HEDRICK SMITH: [voice-over] This is a marketing video for Axciom. Since the 1990s, companies like Axciom, Lexis-Nexis and Choicepoint have marketed their ability to collect vast amounts of data about all of us, from home mortgages to spending habits, and create virtual digital dossiers.

Watergate-era reforms restricted government use of these private information empires. But after 9/11, the Bush administration lifted the restraints and pushed agencies aggressively to use private databases. This internal FBI document, for example, spread the word- "Use Choicepoint to your heart's content."

PETER SWIRE, White House Privacy Counsel, 1999-01 : When it comes to the Privacy Act, the law didn't change, but there's a change in computers that changed everything. It used to be the fear that the government would have the government database in some big room, an IBM Brainiac computer, and the Privacy Act said, "We're going to protect against problems there." Today-

HEDRICK SMITH: [on camera] You can't have a big database-

PETER SWIRE: Yeah, you can't have the big Brainiac with the one database on all Americans run by the government. But here's the trick. What you can do, if you're the FBI, is you can ping the private sector database. "Hey, Lexis-Nexis."

HEDRICK SMITH: You can access it?

PETER SWIRE: You can access it. "Hey, give me some information on this person" or on that person. And as long as you just access it one at a time, which is the way it works anyways, Privacy Act doesn't apply because it's not a government database, it's the private sector database. The law doesn't apply to the private sector data.

Now I'm realizing that most personal data of surveillance or investigative interest to federal government agencies is likely to not be stored at federal government sites, but will to a significant extent be stored by private companies, and by agencies at other levels of government, that can be “pinged” for quick access to personal data or served by National Security Letter when deemed necessary. With the right networks, hardware, and software, it might be possible to assemble one of us from remote data sources in an instant.

How and to what extent personal data from social networking sites, and from activity related to advertising on them, can be collected for government purposes I don't pretend to know, but I'm glad there's growing concern with who gets access to the personal data troves.

But what if you were “being searched randomly” based on a government profile drawn from your putatively private information online?
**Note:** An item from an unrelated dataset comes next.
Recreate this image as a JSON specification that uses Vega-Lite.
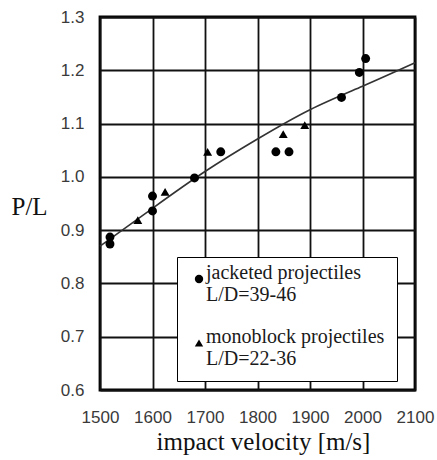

What putatively private information are we talking about? Facebook is effectively a public place. What I put in my facebook profile is just like what I say out loud in a public space like town square or a restaurant. We can't pretend that facebook is like having a private conversation in your house or over the phone. It just isn't.

A facebook profile is fundamentally different from many of the other information that can be tracked online or through online sources because it is information the individual provides voluntarily with the intent of making it public to other people.

Is it possible that you are conflating various notions of privacy? When you see a privacy statement on a website--typically a simple avowal that they will not sell your information to other parties--that is not the same thing that we mean when we are talking about privacy in relation to the government. Usually when we are talking about the government we mean that the government should not be investigating us without probable cause, and that doesn't have anything to do with whether or not tpmcafe, for example, sells your email address to a spammer.